Hadrian’s face was pinched with distaste. He stood behind his desk, small and extremely neat, his haircut immaculate, his uniform fitting him perfectly. “Yes, I know that, Captain.” He did not say that it was of no interest to him, it was in his expression. He was intensely loyal to Cullingford, and if Prentice had been an embarrassment to him, he would get no protection from Hadrian.
“He managed to get to several places much further forward than any other correspondent,” Joseph went on. “He claimed to have General Cullingford’s permission. Do you know if that is true?”
Hadrian looked carefully blank, his eyes wide. “Does it matter now, Captain Reavley? Mr. Prentice is dead. Whatever he did, it is not going to be a problem any longer.”

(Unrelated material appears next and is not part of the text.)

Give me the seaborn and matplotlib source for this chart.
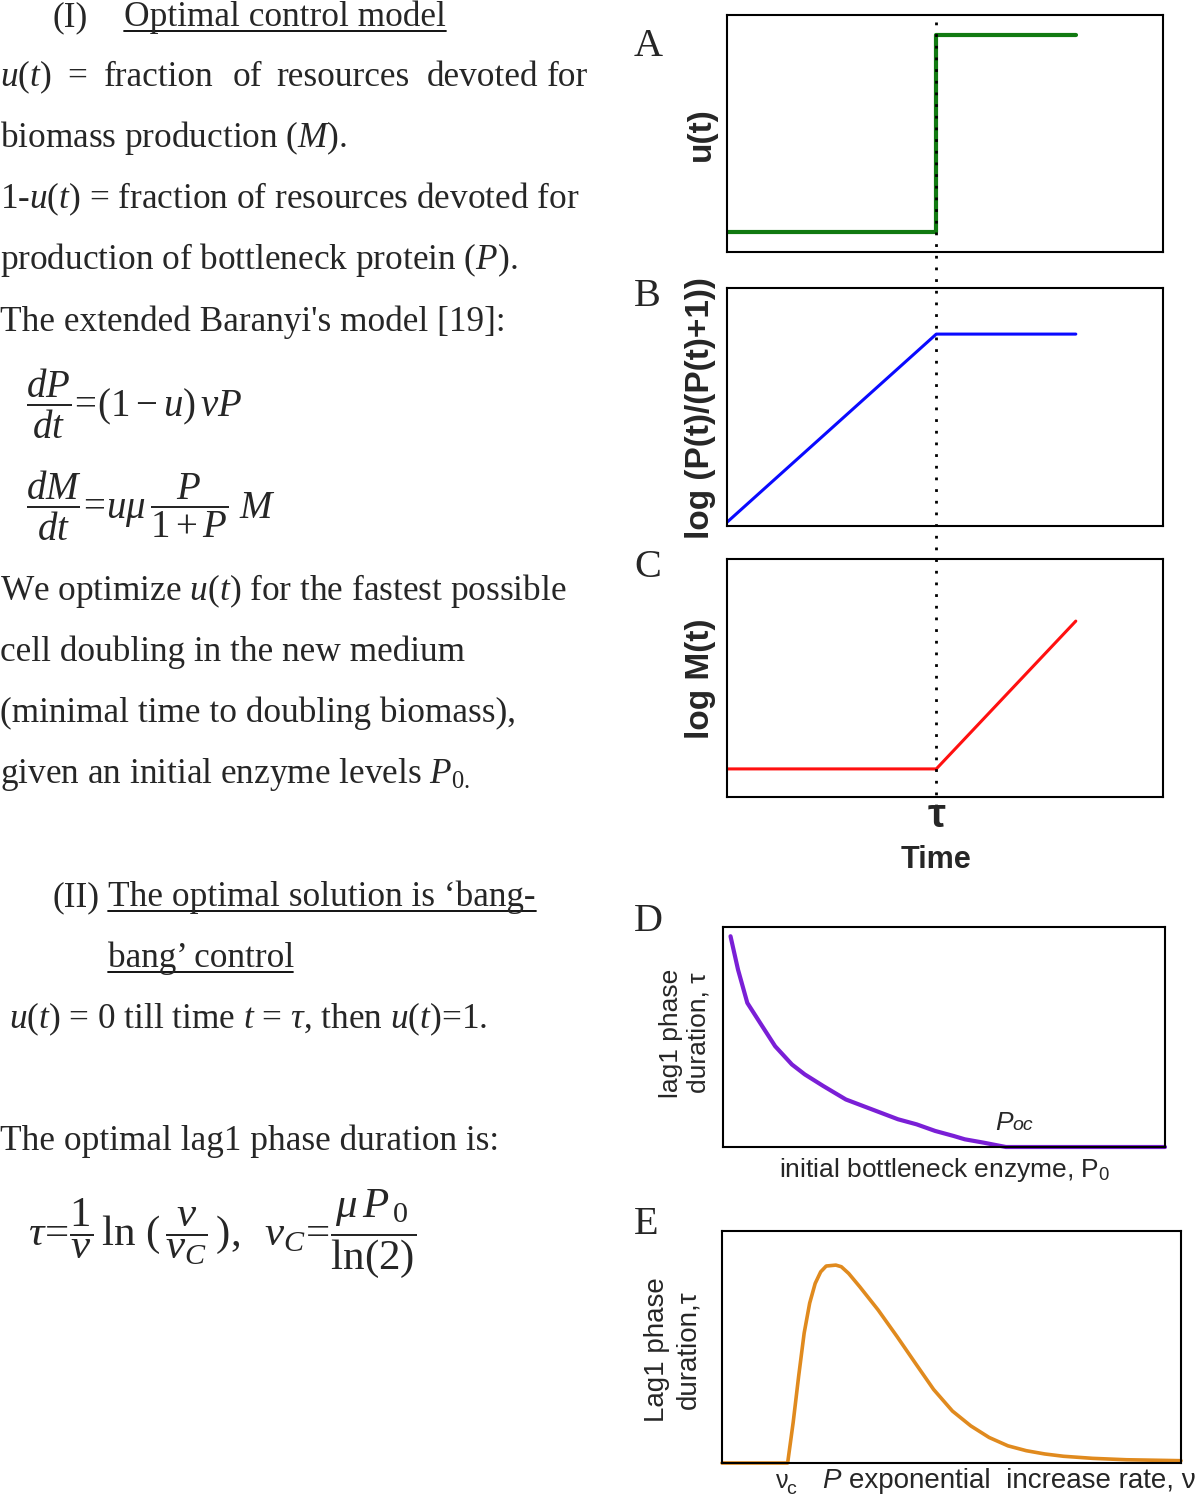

There was no avoiding the truth, except by simply surrendering and going away. He could not do that. “The problem will not completely go away, Major Hadrian,” he replied. “Mr. Prentice did not die by accident. He was killed, and at least some of the men are aware of it. For morale, if not for justice, there needs to be some accounting for it.”
Hadrian frowned. “Justice, Captain?”
“If we do not believe in that, then what are we fighting for?” Joseph asked. “Why do we not simply leave Belgium to her fate, and France, too? We could all go home and get on with our lives. If promises to defend the weak are of no value, why is Britain here at all? Why sacrifice our men, our lives, our wealth on somethin
g that was in the beginning essentially not our business?”
Hadrian was stunned. “Are you likening Mr. Prentice to Belgium, Captain Reavley?” His abstemious face was filled with distaste.
“I did not like him, Major Hadrian,” Joseph said. “And I gather you did not either, but that is hardly the point, is it? Most of the men who have died here in this mud had never been to Belgium before, and I daresay some of them couldn’t have found it on the map.”
Hadrian swallowed with a convulsion of his throat. “I take your point, but surely Prentice was killed by a German. If he was out in no-man’s-land, then he was a perfectly legitimate target. Even if he were not, there wouldn’t be anything we could do about it. He shouldn’t have been there.”
“No, he shouldn’t,” Joseph agreed. “Who gave him permission?”
Hadrian colored a deep red. “Is that your concern, Captain? If you feel you owe some kind of explanation to his family, General Cullingford is his uncle, as no doubt you are aware.”
“Perhaps I didn’t make myself clear, Mr. Prentice was not killed by a German soldier, he was killed by one of our own.”
The color in Hadrian’s face ebbed, leaving him pasty white. “Are you trying to say he was murdered?”
“Yes. Very few men know so far, but I would like to find out the truth and deal with it before they do. I would be obliged for your help, Major. I am sure you can see why. He was not a very pleasant young man, and he caused a certain dislike. People will speculate. I confess, in many ways I am more concerned with protecting the innocent than I am with finding the guilty.”
Hadrian was silent, in acute discomfort.
The cold fear began to tighten inside Joseph until it was a hard knot of pain. If Cullingford had indeed given Prentice permission to go wherever he pleased, then why? It was an unprofessional thing to do. He would not have given such latitude to any other correspondent. Was it family favor, or had Prentice exerted some pressure? He thought of the bawdy laughter and the jokes he had already heard about Cullingford’s replacement driver, the helpless Stallabrass, and his drunken confession to an unrequited passion for his local postmistress. The tale had spread like wildfire through the trenches. They needed to laugh to survive, and teasing was merciless. Every time the mail was brought to anyone within earshot of him, the jokes began.